In the first section, the report points out that colleges and universities are not effective at linking knowledge about the process of learning to the practice of teaching. The report also focuses on the changing academic workforce. For example, teaching and research are increasingly viewed as "separable" activities, with many faculty holding part-time, adjunct and non-tenure-track term appointments. The report states that more than half of full-time appointments made during the 1990s were for non-tenure-track term positions.

"Working concurrently with the traditional professoriate is a contingent workforce, whose employment is contracted on a fee-for-service basis," the report explains. "This persistent tension produces an institutional stalemate where the hiring of part-time and off-track faculty has become an ad hoc managerial solution yielding uncertain consequences for educational quality, curricular innovation and governance."

The report's second focus looks at the increasing power of market forces to reshape institutional practices and priorities. State appropriations declined from 44 percent of total public college and university revenue in 1978 to 33 percent in 1997. As a result, much of the burden of financing college now falls on students themselves. "Not surprisingly, many Americans now perceive higher education as more of a private than a public good," the report states. Furthermore, "public universities and colleges now emulate private institutions in their jockeying for competitive positions in niche markets and in the aggressiveness of their fundraising efforts."

What higher education requires is a strategy that enables institutions, even as they are increasingly privately financed, to remain publicly committed, the report argues: "Without such an understanding, colleges and universities run the risk of becoming merely businesses, paying only symbolic homage to the social charter that distinguished them from the for-profit enterprise."
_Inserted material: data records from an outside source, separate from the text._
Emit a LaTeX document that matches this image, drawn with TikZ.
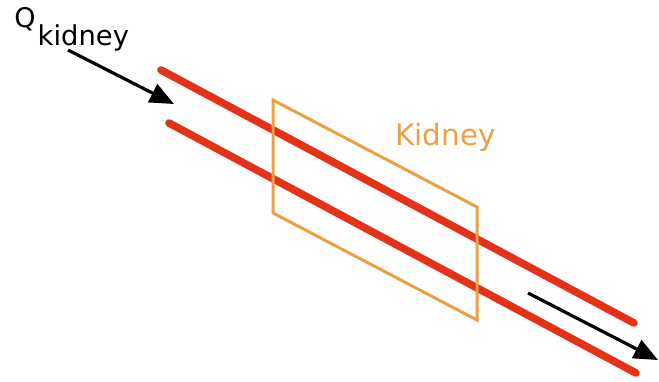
\documentclass[tikz,border=0pt]{standalone}
\usepackage{fontspec}
\setsansfont{DejaVu Sans}
\usepackage{tikz}
\usetikzlibrary{arrows.meta}
\definecolor{vessel}{HTML}{E4321A}
\definecolor{organ}{HTML}{EBA045}

\begin{document}
\begin{tikzpicture}[x=0.5pt,y=-0.5pt,vsl/.style={draw=vessel, line width=3.8pt, line cap=round},org/.style={draw=organ, line width=1.5pt, line join=miter},flow/.style={-{Triangle[length=12pt,width=10pt]}, line width=1.6pt},lbl/.style={font=\sffamily, inner sep=0pt, anchor=base west}]
\useasboundingbox (0,0) rectangle (659,381);
% vessel walls
\coordinate (topIn) at (161,70); \coordinate (topOut) at (634,323);
\coordinate (botIn) at (169,123); \coordinate (botOut) at (636,373);
\draw[vsl] (topIn) -- (topOut);
\draw[vsl] (botIn) -- (botOut);
% organ plane
\draw[org] (273,100) -- (477,207) -- (477,320) -- (273,213) -- cycle;
\node[lbl, font=\sffamily\fontsize{14.7}{15}\selectfont, text=organ] (kid) at (395,145) {Kidney};
% flow in and out
\node[lbl, font=\sffamily\fontsize{13.5}{14}\selectfont] (q) at (14,27) {Q\kern1pt\raisebox{-9pt}{\fontsize{13.7}{14}\selectfont kidney}};
\coordinate (inStart) at (68,50); \coordinate (inEnd) at (174,104);
\coordinate (outStart) at (528,293); \coordinate (outEnd) at (658,360);
\draw[flow] (inStart) -- (inEnd);
\draw[flow] (outStart) -- (outEnd);
\end{tikzpicture}
\end{document}
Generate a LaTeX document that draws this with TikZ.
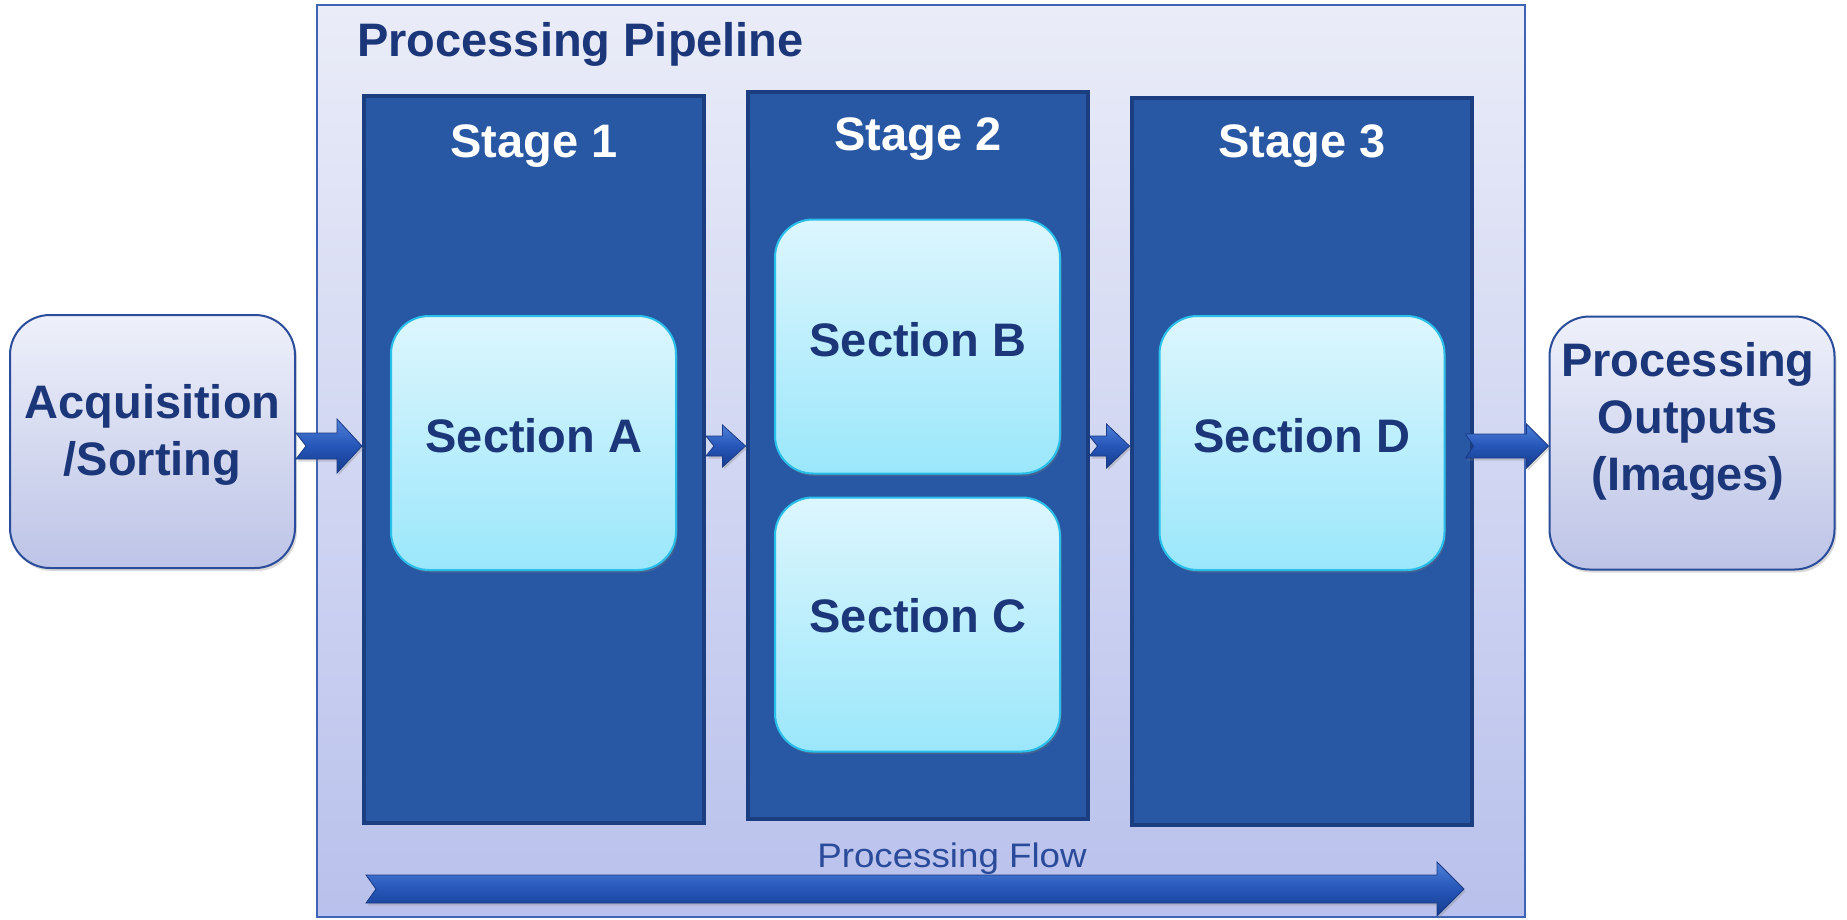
\documentclass[tikz,border=0pt]{standalone}
\usepackage{fontspec}
\setmainfont{Liberation Sans}
\usetikzlibrary{calc,shadows}

\definecolor{navy}{HTML}{1B3679}
\definecolor{flowtext}{HTML}{2A4B9A}
\definecolor{outertop}{HTML}{EAECF8}
\definecolor{outerbot}{HTML}{B9C1EC}
\definecolor{outerline}{HTML}{3F63B5}
\definecolor{stagefill}{HTML}{2857A3}
\definecolor{stageline}{HTML}{1B3E80}
\definecolor{sectop}{HTML}{DDF6FD}
\definecolor{secbot}{HTML}{9BE7FB}
\definecolor{secline}{HTML}{28BFEA}
\definecolor{iotop}{HTML}{EEF0FA}
\definecolor{iobot}{HTML}{BDC4E6}
\definecolor{ioline}{HTML}{2A4C9A}
\definecolor{arrtop}{HTML}{4F80D8}
\definecolor{arrmid}{HTML}{2556B8}
\definecolor{arrbot}{HTML}{163C8C}
\definecolor{arrline}{HTML}{1A3A85}

\tikzset{
  bigbold/.style={font=\fontsize{47}{57}\selectfont\bfseries},
  pipebox/.style={draw=outerline, line width=1.5pt, top color=outertop,
    bottom color=outerbot, minimum width=1208pt, minimum height=912pt, inner sep=0},
  stagebox/.style={draw=stageline, line width=4pt, fill=stagefill,
    minimum width=340pt, minimum height=727pt, inner sep=0},
  secbox/.style={draw=secline, line width=2pt, top color=sectop, bottom color=secbot,
    rounded corners=38pt, minimum width=285pt, minimum height=254pt, inner sep=0,
    drop shadow={opacity=0.35, shadow xshift=1.5pt, shadow yshift=-2.5pt}},
  iobox/.style={draw=ioline, line width=2pt, top color=iotop, bottom color=iobot,
    rounded corners=40pt, minimum width=285pt, minimum height=253pt, inner sep=0,
    drop shadow={opacity=0.3, shadow xshift=2pt, shadow yshift=-3pt}},
  stagetitle/.style={bigbold, text=white, anchor=base, inner sep=0},
  sectext/.style={bigbold, text=navy, anchor=base, inner sep=0},
  iotext/.style={bigbold, text=navy, anchor=base, inner sep=0, align=center},
  arrowbody/.style={draw=arrline, line width=0.8pt, top color=arrtop,
    bottom color=arrbot, middle color=arrmid, line join=miter,
    drop shadow={opacity=0.3, shadow xshift=1.5pt, shadow yshift=-2.5pt}},
}

% notched block arrow: from, to, body half-height, head half-height, head length, notch
\newcommand\blockarrow[6]{%
  \path[arrowbody] let \p1=(#1), \p2=(#2) in
    (\x1,\y1+#3) -- (\x2-#5,\y1+#3) -- (\x2-#5,\y1+#4) -- (\x2,\y1)
    -- (\x2-#5,\y1-#4) -- (\x2-#5,\y1-#3) -- (\x1,\y1-#3) -- (\x1+#6,\y1) -- cycle;}

\begin{document}
\begin{tikzpicture}[x=1pt,y=-1pt]
\useasboundingbox (0,0) rectangle (1847,919);

% processing pipeline frame
\node[pipebox] (pipe) at (921,461) {};
\node[bigbold, text=navy, anchor=base west, inner sep=0] (pipetitle) at (357,56)
  {Processing Pipeline};

% stages
\node[stagebox] (st1) at (534,459) {};
\node[stagebox] (st2) at (917.5,455.5) {};
\node[stagebox] (st3) at (1301.5,461.5) {};
\node[stagetitle] (st1t) at (534,157) {Stage 1};
\node[stagetitle] (st2t) at (918,150) {Stage 2};
\node[stagetitle] (st3t) at (1302,157) {Stage 3};

% sections
\node[secbox] (secA) at (533.5,443) {};
\node[secbox] (secB) at (917.5,346.5) {};
\node[secbox] (secC) at (917.5,624.5) {};
\node[secbox] (secD) at (1302,443) {};
\node[sectext] at (534,452) {Section A};
\node[sectext] at (918,356) {Section B};
\node[sectext] at (918,632) {Section C};
\node[sectext] at (1302,452) {Section D};

% input and output boxes (base anchor sits on the last line)
\node[iobox] (acq) at (152.5,441.5) {};
\node[iobox] (out) at (1692,443) {};
\node[iotext] (acqt) at (152.5,475) {Acquisition\\/Sorting};
\node[iotext] (outt) at (1688,490) {Processing\\Outputs\\(Images)};

% connectors
\coordinate (mid) at (0,446);
\coordinate (d0) at ($(st3.east |- mid)+(-8,0)$);
\blockarrow{acq.east |- mid}{st1.west |- mid}{13pt}{27pt}{25pt}{10pt}
\blockarrow{st1.east |- mid}{st2.west |- mid}{10pt}{21pt}{23pt}{8pt}
\blockarrow{st2.east |- mid}{st3.west |- mid}{10pt}{22pt}{23pt}{8pt}
\blockarrow{d0}{out.west |- mid}{12pt}{22pt}{22pt}{8pt}

% overall flow
\coordinate (f0) at (366,889);
\coordinate (f1) at (1464,889);
\blockarrow{f0}{f1}{14pt}{27pt}{27pt}{10pt}
\node[font=\fontsize{34}{40}\selectfont, text=flowtext, anchor=base, inner sep=0,
  xscale=1.08] (flowt) at (952,867) {Processing Flow};
\end{tikzpicture}
\end{document}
The report's final focus is on the need to create a reliable frame of reference for understanding how higher education has changed and will continue to evolve. For example, it points out that the Integrated Postsecondary Education Data System (IPEDS), the federal government's core data collection program, does not request or provide data on the use of technology on campus. "Over the past three decades, higher education has changed dramatically in terms of the students it serves, just as students' own purposes and paths through higher education have changed," the report states. "Despite these changes, the image of the academy that most public officials, parents, faculty and administrators retain is one that more closely resembles campuses during the time when they themselves were undergraduates."

Gumport said the report poses big questions of real consequence for what happens on college and university campuses. "I don't think we risk a crisis," she said. "But we're saying it's alarming that higher education has become less of a priority for public investment at a time when we really need to support colleges and universities to be as effective as they should be. Responding to the report will enable researchers to help colleges and universities move beyond a kind of dead reckoning to plot their future course."